--- begin ---
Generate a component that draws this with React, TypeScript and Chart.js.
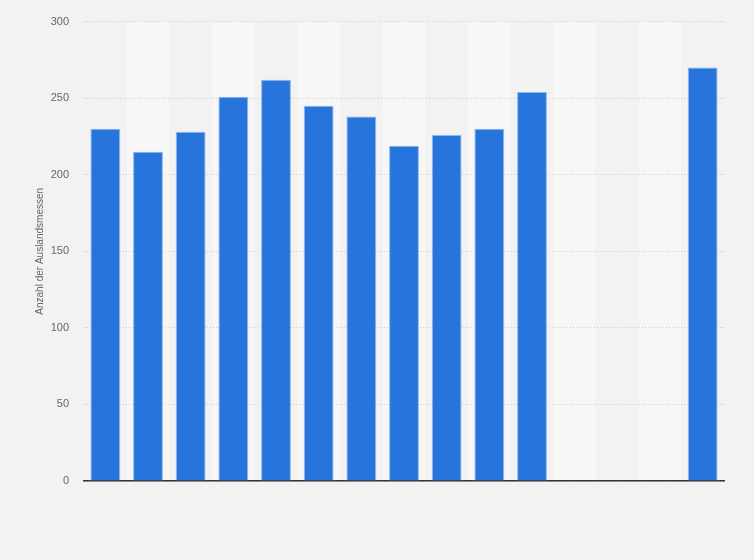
import { useEffect, useRef } from 'react';
import { Chart, registerables, Plugin } from 'chart.js';

Chart.register(...registerables);

// Jahre (x-Achse, im Original ohne Beschriftung)
const years = [
  '2009', '2010', '2011', '2012', '2013', '2014', '2015', '2016',
  '2017', '2018', '2019', '2020', '2021', '2022', '2023',
];
// Anzahl der Auslandsmessen
const fairs = [230, 215, 228, 251, 262, 245, 238, 219, 226, 230, 254, null, null, null, 270];
const yTicks = [0, 50, 100, 150, 200, 250, 300];

// alternating column bands behind grid and bars
const bandPlugin: Plugin<'bar'> = {
  id: 'bands',
  beforeDraw(chart) {
    const { ctx, chartArea, scales } = chart;
    const x = scales.x;
    const step = (chartArea.right - chartArea.left) / years.length;
    ctx.save();
    ctx.fillStyle = '#f7f7f7';
    years.forEach((_, i) => {
      if (i % 2 === 1) {
        const cx = x.getPixelForValue(i);
        ctx.fillRect(cx - step / 2, chartArea.top, step, chartArea.bottom - chartArea.top);
      }
    });
    ctx.restore();
  },
};

const App = () => {
  const canvasRef = useRef<HTMLCanvasElement | null>(null);
  const chartRef = useRef<Chart<'bar'> | null>(null);

  useEffect(() => {
    document.body.style.margin = '0';
    if (!canvasRef.current) return;
    if (chartRef.current) chartRef.current.destroy();

    chartRef.current = new Chart(canvasRef.current, {
      type: 'bar',
      data: {
        labels: years,
        datasets: [
          {
            label: 'Anzahl der Auslandsmessen',
            data: fairs,
            backgroundColor: '#2775dc',
            borderColor: '#8db6ee',
            borderWidth: 1,
            barPercentage: 0.7,
            categoryPercentage: 1,
          },
        ],
      },
      options: {
        responsive: false,
        animation: false,
        layout: { padding: { left: 0, right: 30, top: 20, bottom: 79 } },
        plugins: { legend: { display: false }, tooltip: { enabled: false } },
        scales: {
          x: {
            ticks: { display: false },
            grid: { display: false, drawTicks: false },
            border: { display: true, color: '#333333', width: 1.5 },
            afterFit: (scale) => {
              scale.height = 0;
            },
          },
          y: {
            min: 0,
            max: 300,
            afterBuildTicks: (scale) => {
              scale.ticks = yTicks.map((v) => ({ value: v }));
            },
            afterFit: (scale) => {
              scale.width = 84;
            },
            ticks: {
              padding: 15,
              color: '#666666',
              font: { family: 'Arial, "Liberation Sans", sans-serif', size: 11 },
            },
            grid: {
              color: '#cccccc',
              drawTicks: false,
            },
            border: { display: false, dash: [1, 2] },
            title: {
              display: true,
              text: 'Anzahl der Auslandsmessen',
              color: '#666666',
              font: { family: 'Arial, "Liberation Sans", sans-serif', size: 10 },
              padding: { top: 34, bottom: 0 },
            },
          },
        },
      },
      plugins: [bandPlugin],
    });

    return () => {
      if (chartRef.current) {
        chartRef.current.destroy();
        chartRef.current = null;
      }
    };
  }, []);

  return (
    <div style={{ width: 754, height: 560, background: '#f2f2f2' }}>
      <canvas ref={canvasRef} width={754} height={560} style={{ width: 754, height: 560 }} />
    </div>
  );
};

export default App;
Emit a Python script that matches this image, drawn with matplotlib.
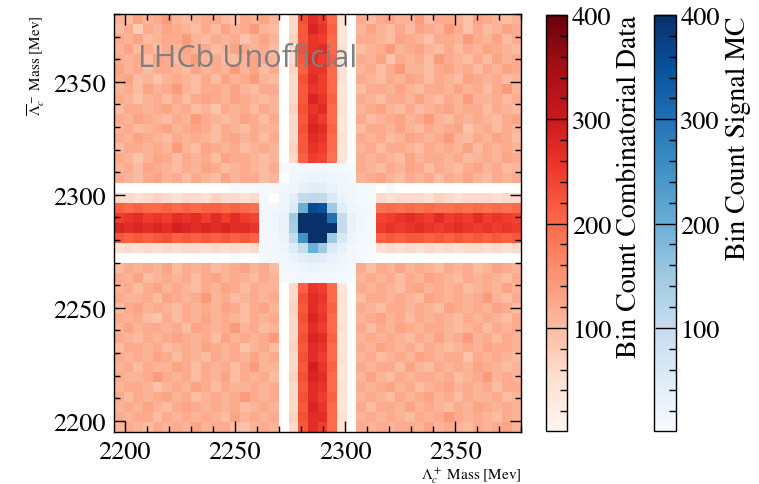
import numpy as np
import matplotlib
matplotlib.use("Agg")
import matplotlib.pyplot as plt
from matplotlib.ticker import MultipleLocator

plt.rcParams["font.family"] = "STIXGeneral"
plt.rcParams["mathtext.fontset"] = "stix"

MASS_LO, MASS_HI = 2195.0, 2380.0
N_BINS = 42
VMIN, VMAX = 1, 400

# combinatorial data, one character per bin, top row (highest Lambda_c-bar mass) first
# '.' = empty bin, '0'-'9' -> 0..90, 'A'-'Z' -> 100..350 (steps of 10)
LEVELS = "0123456789ABCDEFGHIJKLMNOPQRSTUVWXYZ"
EMPTY = "." * 42
DATA_ROWS = [
    "BADBCEBABCCA9CBDB" + ".6NRPK5." + "CACDBBEACCB9DCBAB",
    "AC8CBDCBACADBCEBA" + ".6MSQL4." + "BDBACADCBEC9CABDC",
    "CBDABCCEBACBC9BDB" + ".7MQPK4." + "CCBADCB9CCBECBDAC",
    "BDACACBDBCABDCBCA" + ".6NQRK5." + "ABCEBCDBACACBDCBA",
    "CBCADCACEBCAABDCB" + ".6MRPL4." + "CBD9CBCAECBACADBC",
    "DBCACCBADBCBEBDAC" + ".7LQQK4." + "BCACEBBACDBCACBDC",
    "CDAB9BCBACADBCEBA" + ".6NRPK5." + "CBACBDCACBADCBCAB",
    "BCADBCEBACCBDBACC" + ".6MQPK4." + "ACCBDBACCBDBCACEB",
    "CB9BCACACDCBDCBAB" + ".6MSQL4." + "CBACCBDBACBEBBCAC",
    "ACCBCDBCAB9CBCACB" + ".7NQRK5." + "BCDBACABCDBCCACBA",
    "CBDCBACBECBABDCAC" + ".6MRPK4." + "CABCDBCEBACBCBACD",
    "BCABCDBCDCACBACBB" + ".6NSRL4." + "ACCBDBACBCD9BCACB",
    "CBDCBACBCBACDBCAC" + ".6MRQK5." + "CBCABDCBCEBACBDCA",
    "ACCBCBEBADCBCABCB" + ".7MQPK4." + "BCACCBACBCBDACBCB",
    "CB9BDCACBCADCCBAB" + ".6LPOJ4." + "CBCBADBCCBCABCBDC",
    "BCADCBACBDCABCBAC" + "........" + "CBACBDCACBACDBCAB",
    "CBACDBCACBADBCCAB" + "........" + "BCDBACBCACBDBACBC",
    EMPTY,
    "665676566576656.." + "........" + "..656665765666566",
    "LKLKKLKLKLLKLKJ.." + "........" + "..JKJKJKJJKJKJKJK",
    "PQRPQPRQRPRPRPO.." + "........" + "..OPQRQPRPQPRPQPO",
    "SRSRSRTSRSRSRRQ.." + "........" + "..PQPQRQPQRQPQPQP",
    "MLMLMNLMLMLMLML.." + "........" + "..LMLMMLMLMLMLMLM",
    "565656566565656.." + "........" + "..565656565665656",
    EMPTY,
    "ACBCBDACBCABCDBCA" + "........" + "CACBDBCBACBCABDCB",
    "CBDABCBCACDBCBACB" + "........" + "BCBCACBDCBACBCBAC",
    "BCACDBCBACBDCACBB" + ".6LQPK4." + "CBCBACDBCBCABCBDB",
    "CBBCADCBCEBCABCBC" + ".6NRQK5." + "ACCBCBADCBCBCEBAC",
    "ACDBCBACBCBDCACDB" + ".7MRPL4." + "CBACCBCBADCBCBDCA",
    "CBCA9CACBDBCBACBC" + ".6NSQK4." + "BCDBCACBCBACBCBAC",
    "BDBCCBCADCBCEBCAB" + ".6MRPK5." + "CACBDCBCCBABCACBC",
    "CBACBCDCBCADBCBCE" + ".6NSRL4." + "BCBCBACBDBCEBCACB",
    "ACCBCABCBDCBC9BCA" + ".7MRQK4." + "CBDCBCACBABCBDCCB",
    "CBCBDCACBACBCBDBC" + ".6NRPK5." + "BCABCBDCBCC9CBCBA",
    "BCACBBDCACBCACEBB" + ".6MTQL4." + "CBCCADBACBCBDCBAB",
    "CBBCECBCACBDACBCA" + ".7NSRK4." + "BDBACBCCBCABCEBCB",
    "BCCB9BCBDCACBBCBC" + ".6MRQK5." + "CBCDBCABCDBCBCACC",
    "CACBCDBCABCBCECBC" + ".6NRPL4." + "BCBACBCDBCACBBCAB",
    "BCBDBACDCBCBCABCB" + ".6MSQK4." + "CACCBDBCBACBDCBCB",
    "CBCCACBCBCBADBCBC" + ".7NRRK5." + "BCBCBACBCECBCBACB",
    "BCBACBCBDBCCA9BCB" + ".6MRPK4." + "CBCBCCBDBCBACBCDB",
]

# signal MC counts around the peak; block rows listed top first
MC_FIRST_ROW = 15
MC_FIRST_COL = 12
MC_BLOCK = [
    [0, 0, 0, 0, 0, 6, 10, 12, 14, 14, 10, 8, 5, 0, 0, 0, 0, 0],
    [0, 0, 0, 0, 0, 0, 14, 20, 25, 24, 18, 12, 8, 0, 0, 0, 0, 0],
    [3, 2, 4, 8, 10, 12, 20, 35, 45, 42, 30, 18, 12, 8, 6, 0, 3, 0],
    [0, 0, 0, 10, 0, 18, 40, 100, 110, 105, 55, 25, 12, 8, 5, 0, 0, 0],
    [0, 0, 0, 12, 15, 20, 55, 200, 360, 350, 150, 45, 20, 10, 6, 0, 0, 0],
    [0, 0, 0, 15, 18, 30, 150, 420, 600, 560, 300, 100, 30, 12, 8, 0, 0, 0],
    [0, 0, 0, 14, 18, 30, 140, 450, 620, 580, 420, 100, 28, 12, 8, 0, 0, 0],
    [0, 0, 0, 12, 15, 25, 100, 250, 500, 480, 150, 60, 20, 10, 6, 0, 0, 0],
    [0, 0, 0, 10, 12, 20, 50, 100, 200, 150, 55, 30, 15, 8, 5, 0, 0, 0],
    [3, 0, 0, 8, 10, 14, 25, 40, 50, 45, 30, 20, 12, 6, 4, 0, 0, 0],
    [0, 0, 0, 0, 0, 10, 15, 20, 25, 22, 18, 12, 8, 0, 0, 0, 0, 0],
    [0, 0, 0, 0, 0, 6, 10, 12, 14, 12, 10, 8, 5, 0, 0, 0, 0, 0],
]


def decode_rows(rows):
    grid = np.zeros((len(rows), len(rows[0])))
    for i, row in enumerate(rows[::-1]):
        assert len(row) == N_BINS, (i, len(row))
        for j, ch in enumerate(row):
            if ch != ".":
                grid[i, j] = 10 * LEVELS.index(ch)
    return grid


data_counts = decode_rows(DATA_ROWS)

mc_counts = np.zeros((N_BINS, N_BINS))
block = np.array(MC_BLOCK, dtype=float)[::-1]
mc_counts[MC_FIRST_ROW:MC_FIRST_ROW + block.shape[0],
          MC_FIRST_COL:MC_FIRST_COL + block.shape[1]] = block

edges = np.linspace(MASS_LO, MASS_HI, N_BINS + 1)

fig = plt.figure(figsize=(7.59, 4.85), dpi=100)
ax = fig.add_axes([0.150, 0.107, 0.537, 0.862])
cax_data = fig.add_axes([0.719, 0.109, 0.028, 0.858])
cax_mc = fig.add_axes([0.862, 0.109, 0.028, 0.858])

mesh_data = ax.pcolormesh(edges, edges, np.ma.masked_less(data_counts, 1),
                          cmap="Reds", vmin=VMIN, vmax=VMAX)
mesh_mc = ax.pcolormesh(edges, edges, np.ma.masked_less(mc_counts, 1),
                        cmap="Blues", vmin=VMIN, vmax=VMAX)

ax.set_xlim(MASS_LO, MASS_HI)
ax.set_ylim(MASS_LO, MASS_HI)
for axis in (ax.xaxis, ax.yaxis):
    axis.set_major_locator(MultipleLocator(50))
    axis.set_minor_locator(MultipleLocator(10))
ax.tick_params(which="both", direction="in", top=True, right=True,
               labelsize=19, pad=6)
ax.tick_params(which="major", length=8, width=1.0)
ax.tick_params(which="minor", length=4.5, width=1.0)
for spine in ax.spines.values():
    spine.set_linewidth(1.0)

ax.set_xlabel(r"$\Lambda_c^+$ Mass [Mev]", fontsize=11, loc="right", labelpad=1)
ax.set_ylabel(r"$\overline{\Lambda}_c^-$ Mass [Mev]", fontsize=11, loc="top")

ax.text(0.06, 0.895, "LHCb Unofficial", transform=ax.transAxes,
        fontsize=22, color="#808080", family="Open Sans", va="center")

for cax, mesh, label in ((cax_data, mesh_data, "Bin Count Combinatorial Data"),
                         (cax_mc, mesh_mc, "Bin Count Signal MC")):
    cb = fig.colorbar(mesh, cax=cax, ticks=[100, 200, 300, 400])
    cax.yaxis.set_minor_locator(MultipleLocator(20))
    cax.tick_params(which="both", direction="in", labelsize=19, width=1.0)
    cax.tick_params(which="major", length=15)
    cax.tick_params(which="minor", length=5)
    cb.outline.set_linewidth(1.0)
    cb.set_label(label, fontsize=20, loc="top")

fig.savefig("out.png", dpi=100)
--- end ---
▸ Goal of the exercise
Word for word, give again the lines from the first entry to the line with "if (chartRef.current) chartRef.current.destroy();", inclusive. Exclude the pictures.

▸ Exercise answer
Generate a component that draws this with React, TypeScript and Chart.js.
import { useEffect, useRef } from 'react';
import { Chart, registerables, Plugin } from 'chart.js';

Chart.register(...registerables);

// Jahre (x-Achse, im Original ohne Beschriftung)
const years = [
  '2009', '2010', '2011', '2012', '2013', '2014', '2015', '2016',
  '2017', '2018', '2019', '2020', '2021', '2022', '2023',
];
// Anzahl der Auslandsmessen
const fairs = [230, 215, 228, 251, 262, 245, 238, 219, 226, 230, 254, null, null, null, 270];
const yTicks = [0, 50, 100, 150, 200, 250, 300];

// alternating column bands behind grid and bars
const bandPlugin: Plugin<'bar'> = {
  id: 'bands',
  beforeDraw(chart) {
    const { ctx, chartArea, scales } = chart;
    const x = scales.x;
    const step = (chartArea.right - chartArea.left) / years.length;
    ctx.save();
    ctx.fillStyle = '#f7f7f7';
    years.forEach((_, i) => {
      if (i % 2 === 1) {
        const cx = x.getPixelForValue(i);
        ctx.fillRect(cx - step / 2, chartArea.top, step, chartArea.bottom - chartArea.top);
      }
    });
    ctx.restore();
  },
};

const App = () => {
  const canvasRef = useRef<HTMLCanvasElement | null>(null);
  const chartRef = useRef<Chart<'bar'> | null>(null);

  useEffect(() => {
    document.body.style.margin = '0';
    if (!canvasRef.current) return;
    if (chartRef.current) chartRef.current.destroy();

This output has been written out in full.